At The Dutch, A Rare Passing of the Torch

At the Dutch, A Rare Passing of the Torch

by Steven Slosberg (Originally published in The Day June 5, 1998)

Sometimes the legs of the bentwood chairs in the Dutch Tavern touch the floor all at once, sometimes they go their own way.
Some things will never change.

The newspapers on the corner shelf, tucked away from the plate-glass window facing Green Street, do change daily, as does the calendar down the dusky wall from the black-and-white photograph of Ted Williams and Babe Ruth.

Occasionally, the five or so beers on tap change, and, as the years push on, the regulars, like Elston “Swede” Hendrickson, who liked to settle his bent body on the stool nearest the window, fall away. Hendrickson died last year at 68.

What changes least at the Dutch, on an abrupt side street in downtown New London, is the ownership. After 22 years, it is about to change again.

Peter Burgess, who has owned the tavern and the building it’s housed in at 23 Green St. since 1976, is selling the business and the building to one of his part-time bartenders, Peter Detmold, and Detmold’s partner, Martha Conn.

Detmold is perhaps better know to greater New London rockers as a guitarist in The Reducers, the city’s house band for going on 20 years.

I’m buying it because I love the Dutch Tavern,” said Detmold, who is 43 and has lived in the city since he was 12. “I’ve worked there for seven or eight years and have been a regular there for half my life. I may fix some things and make some renovations, but I don’t want to tamper with the atmosphere.”

Neither he nor Burgess, who lives above the tavern, disclosed the selling price.

Burgess, then a carpenter working for his father, a contractor, bought the tavern from the late Edward R. Rothen and Louis J. “Wicky” Grabner, who is 89. They had purchased it in 1951 from the later Mauritz M. “Dutch” Nauta, who opened the place in 1933.

Before there was the Dutch, there was The Oak, a cafe in the days before Prohibition and, as local lore has it, one of the few places in the city Eugene O’Neill appreciated.

The Dutch is New London’s McSorley’s, undisturbed by time and pedestrian malls and plans of development, as dependable as the grill fare and the failure of the Red Sox.

It is one room, a long, dark wood bar to the left of the entrance, a half-dozen tables placed around support beams to the right.

Flourishes are minimal. There are some ceramic mugs on the shelves, swordfish bones on the wall behind the bar, baseball books, an almanac and a crossword puzzle dictionary in a glass cabinet, football pennants, photographs from other eras, a pinball machine, a phone booth, bathrooms no bigger than a phone booth.

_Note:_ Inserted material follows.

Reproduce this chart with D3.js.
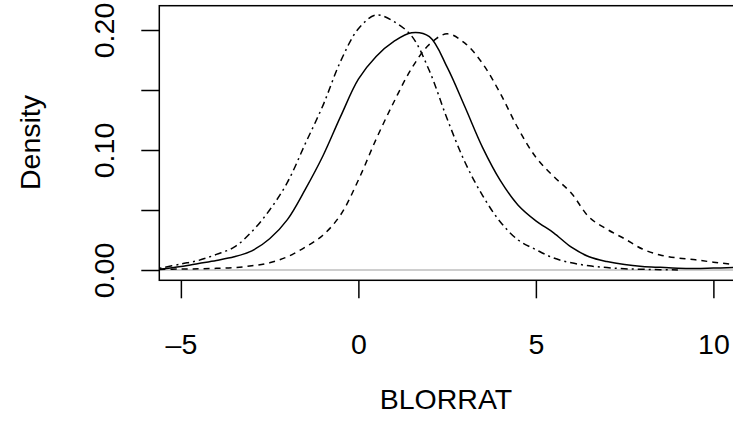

Just after Burgess purchased the Dutch, Frank Jo Raymond, an artist in Stonington, painted an interior of the place , with various habituees standing or seated on stools along the 30-foot bar. At one end is a nude woman, facing front. “Frank Jo must have thought it was called ‘The Dutchess,'” said Burgess, who is 52 and moving with his wife, Theresa, to Sprague. He didn’t say what he’ll do next. He wants to offer his carpentry skills to a Habitat for Humanity house project in Salem.

“We had a great run,” said Burgess, whose low-key manner suited the place and who usually was at the grill, where he cooked the burgers and steak sandwiches, and prepared the potato salad and chili.

“I’ve enjoyed almost every minute.”

He mentioned a couple.

“I was hugged like crazy the night the Red Sox won the World Series in 1986 and then watched the ball roll between Buckner’s legs. We must have had 150 in here the night Bucky Dent hit that home run. We had a party here when the Brooklyn Bridge was 100 years old, and for Eugene O’Neill’s birthday.”

He talked about Tom Deedy and plays staged by the Tavern Players. He credited his first wife, Emily, who died in 1989, with introducing chili and chowder.

Actors lending their talents at the Eugene O’Neill Theater Center would stop in, as would O’Neill scholars and students. “Basically, there were just regular people here,” said Burgess.

Business, he said, is not what it once was. “There’ve been some tough spots since the Sound Lab moved away, but hopefully things are coming back,” he said. “I was so positive the first 20 years. I think it’s finally turning around.”

Detmold will rent out the upstairs apartment – “the historic town house,” he called it. He’s also considering opening on Sunday’s, but will wait awhile.

“I’m going to make some subtle changes which I hope will encourage more business, like updating the menu,” he said.

The Dutch will remain a tavern. Detmold has no doubts about his investment.

“I’ve wanted to buy the tavern for years,” he said. “It has nothing to do with what’s happening now or the ‘hip little city’ concept.

“Maybe I’ll have the oldest tavern in a hip little city. Maybe I’ll have the oldest tavern in a dying town. I still think it’s going to do well.”